The proposed law would require all subsidiaries of private banks to have adequate levels of reserves, monitoring and control of banks’ exposure and internal auditing and other mechanisms to permit compliance with policies and internal controls as well as procedures for sound financial practices.

Among other things, the bill requires that offshore banks be supervised by banking authorities and comply with regulations in countries in which they are registered, refrain from carrying out operations in Costa Rican currency and submit to in situ supervision.

The bill also makes it easier for SUGEF to forcefully liquidate banks or other financial institutions found to be violating the law.
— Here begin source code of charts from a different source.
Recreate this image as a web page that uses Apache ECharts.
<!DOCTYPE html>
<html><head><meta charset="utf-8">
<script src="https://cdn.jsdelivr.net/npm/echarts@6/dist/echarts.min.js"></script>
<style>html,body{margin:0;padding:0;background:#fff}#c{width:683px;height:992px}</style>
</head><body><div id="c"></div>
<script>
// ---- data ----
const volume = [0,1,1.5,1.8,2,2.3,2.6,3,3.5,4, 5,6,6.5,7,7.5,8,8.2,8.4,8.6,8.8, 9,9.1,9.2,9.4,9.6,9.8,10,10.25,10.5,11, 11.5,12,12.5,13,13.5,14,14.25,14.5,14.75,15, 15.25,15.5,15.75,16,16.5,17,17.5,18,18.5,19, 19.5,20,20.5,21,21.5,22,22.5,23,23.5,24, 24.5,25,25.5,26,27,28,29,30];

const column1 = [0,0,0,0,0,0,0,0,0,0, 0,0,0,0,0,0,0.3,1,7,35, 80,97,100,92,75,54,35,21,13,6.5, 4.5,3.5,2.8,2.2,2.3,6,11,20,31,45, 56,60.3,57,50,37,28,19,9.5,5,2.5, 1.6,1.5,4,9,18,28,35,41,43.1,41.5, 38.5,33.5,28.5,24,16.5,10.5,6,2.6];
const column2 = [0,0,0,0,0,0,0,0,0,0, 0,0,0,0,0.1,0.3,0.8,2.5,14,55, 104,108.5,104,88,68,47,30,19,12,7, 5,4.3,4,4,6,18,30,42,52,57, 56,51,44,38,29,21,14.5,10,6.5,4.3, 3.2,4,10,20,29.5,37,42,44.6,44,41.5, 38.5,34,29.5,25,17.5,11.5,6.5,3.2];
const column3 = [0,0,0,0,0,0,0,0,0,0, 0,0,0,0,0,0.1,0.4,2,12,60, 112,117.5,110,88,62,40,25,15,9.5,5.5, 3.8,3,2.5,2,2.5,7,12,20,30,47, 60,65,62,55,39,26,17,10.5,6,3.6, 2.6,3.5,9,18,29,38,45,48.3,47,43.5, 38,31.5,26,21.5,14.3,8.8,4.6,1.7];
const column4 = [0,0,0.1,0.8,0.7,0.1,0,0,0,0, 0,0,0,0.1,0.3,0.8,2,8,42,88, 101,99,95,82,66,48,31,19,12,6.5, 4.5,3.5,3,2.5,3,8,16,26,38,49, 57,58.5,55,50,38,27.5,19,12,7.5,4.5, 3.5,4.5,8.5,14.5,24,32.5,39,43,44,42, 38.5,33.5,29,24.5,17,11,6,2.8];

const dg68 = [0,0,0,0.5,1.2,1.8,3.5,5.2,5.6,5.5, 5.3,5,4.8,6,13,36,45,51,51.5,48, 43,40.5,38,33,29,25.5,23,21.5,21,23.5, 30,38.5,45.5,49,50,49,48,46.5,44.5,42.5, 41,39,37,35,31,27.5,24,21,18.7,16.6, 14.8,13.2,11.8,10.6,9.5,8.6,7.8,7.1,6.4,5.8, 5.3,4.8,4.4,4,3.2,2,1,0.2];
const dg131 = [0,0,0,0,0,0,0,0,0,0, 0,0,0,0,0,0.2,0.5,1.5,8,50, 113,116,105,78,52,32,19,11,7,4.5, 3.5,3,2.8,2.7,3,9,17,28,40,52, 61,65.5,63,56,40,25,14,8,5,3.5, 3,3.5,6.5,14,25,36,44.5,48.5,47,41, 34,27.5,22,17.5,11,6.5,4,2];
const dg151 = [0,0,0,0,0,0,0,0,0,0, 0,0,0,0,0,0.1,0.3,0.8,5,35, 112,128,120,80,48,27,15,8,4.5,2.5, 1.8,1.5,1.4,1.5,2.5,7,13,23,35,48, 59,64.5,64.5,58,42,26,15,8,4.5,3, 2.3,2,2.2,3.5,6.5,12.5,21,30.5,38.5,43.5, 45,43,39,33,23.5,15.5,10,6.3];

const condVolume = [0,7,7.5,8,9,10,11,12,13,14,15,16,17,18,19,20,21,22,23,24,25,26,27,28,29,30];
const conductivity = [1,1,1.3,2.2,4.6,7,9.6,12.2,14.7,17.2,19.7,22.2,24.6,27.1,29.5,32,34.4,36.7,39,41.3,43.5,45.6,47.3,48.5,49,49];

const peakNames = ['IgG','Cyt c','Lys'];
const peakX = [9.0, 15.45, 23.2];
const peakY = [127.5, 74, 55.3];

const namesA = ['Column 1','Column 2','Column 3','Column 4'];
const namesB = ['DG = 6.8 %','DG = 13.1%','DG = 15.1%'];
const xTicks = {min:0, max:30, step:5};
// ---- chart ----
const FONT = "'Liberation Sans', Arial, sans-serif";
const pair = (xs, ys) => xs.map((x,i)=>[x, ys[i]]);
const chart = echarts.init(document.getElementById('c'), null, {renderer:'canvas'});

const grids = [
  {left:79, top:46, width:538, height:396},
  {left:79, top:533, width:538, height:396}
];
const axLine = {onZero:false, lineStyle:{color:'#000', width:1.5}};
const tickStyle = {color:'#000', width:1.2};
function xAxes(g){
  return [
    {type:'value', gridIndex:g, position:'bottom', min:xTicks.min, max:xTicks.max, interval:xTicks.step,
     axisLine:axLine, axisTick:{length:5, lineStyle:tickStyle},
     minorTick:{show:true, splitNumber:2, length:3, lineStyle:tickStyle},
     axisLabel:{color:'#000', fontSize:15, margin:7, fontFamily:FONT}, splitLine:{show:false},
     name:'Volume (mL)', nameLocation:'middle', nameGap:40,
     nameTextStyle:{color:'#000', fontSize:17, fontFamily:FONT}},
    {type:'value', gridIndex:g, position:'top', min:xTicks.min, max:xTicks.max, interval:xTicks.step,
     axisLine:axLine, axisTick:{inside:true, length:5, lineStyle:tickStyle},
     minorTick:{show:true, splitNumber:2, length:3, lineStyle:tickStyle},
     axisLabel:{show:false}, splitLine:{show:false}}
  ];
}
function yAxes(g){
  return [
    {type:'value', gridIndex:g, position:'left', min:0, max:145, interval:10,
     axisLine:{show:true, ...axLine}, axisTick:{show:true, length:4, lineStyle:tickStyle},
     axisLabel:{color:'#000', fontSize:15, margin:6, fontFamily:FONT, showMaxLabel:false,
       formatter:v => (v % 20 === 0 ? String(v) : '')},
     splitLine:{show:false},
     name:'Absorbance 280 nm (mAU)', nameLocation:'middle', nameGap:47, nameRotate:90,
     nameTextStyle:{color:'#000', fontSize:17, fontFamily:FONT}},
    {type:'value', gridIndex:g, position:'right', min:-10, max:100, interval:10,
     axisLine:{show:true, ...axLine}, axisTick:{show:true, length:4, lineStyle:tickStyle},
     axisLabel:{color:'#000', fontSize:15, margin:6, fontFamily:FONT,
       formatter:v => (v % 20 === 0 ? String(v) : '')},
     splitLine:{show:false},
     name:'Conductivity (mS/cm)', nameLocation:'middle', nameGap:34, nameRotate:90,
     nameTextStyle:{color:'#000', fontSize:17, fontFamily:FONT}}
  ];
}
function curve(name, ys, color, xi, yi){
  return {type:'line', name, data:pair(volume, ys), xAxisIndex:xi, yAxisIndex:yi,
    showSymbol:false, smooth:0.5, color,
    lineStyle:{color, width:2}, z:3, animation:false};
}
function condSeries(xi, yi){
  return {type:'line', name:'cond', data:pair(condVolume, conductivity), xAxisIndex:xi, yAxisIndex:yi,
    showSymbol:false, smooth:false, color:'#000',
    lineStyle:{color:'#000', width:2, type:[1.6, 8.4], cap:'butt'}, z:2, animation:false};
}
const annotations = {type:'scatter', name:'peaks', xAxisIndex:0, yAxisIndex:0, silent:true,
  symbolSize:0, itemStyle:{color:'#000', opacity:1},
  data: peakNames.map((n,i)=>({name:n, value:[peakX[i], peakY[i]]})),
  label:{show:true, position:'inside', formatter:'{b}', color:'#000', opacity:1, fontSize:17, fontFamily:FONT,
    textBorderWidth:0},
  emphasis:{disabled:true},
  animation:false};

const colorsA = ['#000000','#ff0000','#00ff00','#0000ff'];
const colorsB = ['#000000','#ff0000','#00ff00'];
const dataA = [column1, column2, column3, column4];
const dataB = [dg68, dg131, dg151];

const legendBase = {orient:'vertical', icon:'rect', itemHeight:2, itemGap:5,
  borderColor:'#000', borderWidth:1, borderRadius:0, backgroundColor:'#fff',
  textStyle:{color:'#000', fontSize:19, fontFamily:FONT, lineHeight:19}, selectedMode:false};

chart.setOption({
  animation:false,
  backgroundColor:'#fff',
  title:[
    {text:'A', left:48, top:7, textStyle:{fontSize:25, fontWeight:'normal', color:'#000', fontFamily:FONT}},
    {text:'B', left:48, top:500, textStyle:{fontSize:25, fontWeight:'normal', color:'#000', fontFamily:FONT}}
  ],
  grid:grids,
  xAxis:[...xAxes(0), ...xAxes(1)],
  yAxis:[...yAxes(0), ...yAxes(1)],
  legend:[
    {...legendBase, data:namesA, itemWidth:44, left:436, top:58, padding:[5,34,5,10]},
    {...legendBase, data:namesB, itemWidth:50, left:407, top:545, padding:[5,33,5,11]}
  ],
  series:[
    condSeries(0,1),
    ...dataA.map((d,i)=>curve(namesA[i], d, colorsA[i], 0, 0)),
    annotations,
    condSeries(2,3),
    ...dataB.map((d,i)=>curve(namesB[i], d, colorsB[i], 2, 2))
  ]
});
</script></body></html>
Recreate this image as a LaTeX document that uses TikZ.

“Past and recent experience has demonstrated that the current regime of liquidation of banking entities through judicial routes is not only very long and torturous but also, because of the rigidity of the procedure, is excessively onerous to the detriment of the investors and creditors of the agency in liquidation,” the bill states.

The law would give SUGEF the power to liquidate financial entities through administrative means.

Valentín Fonseca, president of the Chamber of Private Banks and Financial Institutions of Costa Rica, said the chamber agrees with provisions of the bill that protect local banks from “disloyal competition” from offshore banks.

But he said the chamber also told the Legislative Assembly that parts of the law are almost certainly unconstitutional because they try to regulate the activities of banks in other countries.

“The law would give SUGEF supposed powers that in reality it would have no way to enforce,” Fonseca said.

Gerardo Ulloa, manager of BCT Bank – which operates an offshore bank, BCT Bank International registered in Panama – said that because any international bank can come to Costa Rica and offer loans outside the supervisory power of the SUGEF, targeting offshore banks makes little sense.

“Nothing stops J.P. Morgan and Chase from making loans here,” Ulloa said. “Any bank can have operations here outside the SUGEF supervision.”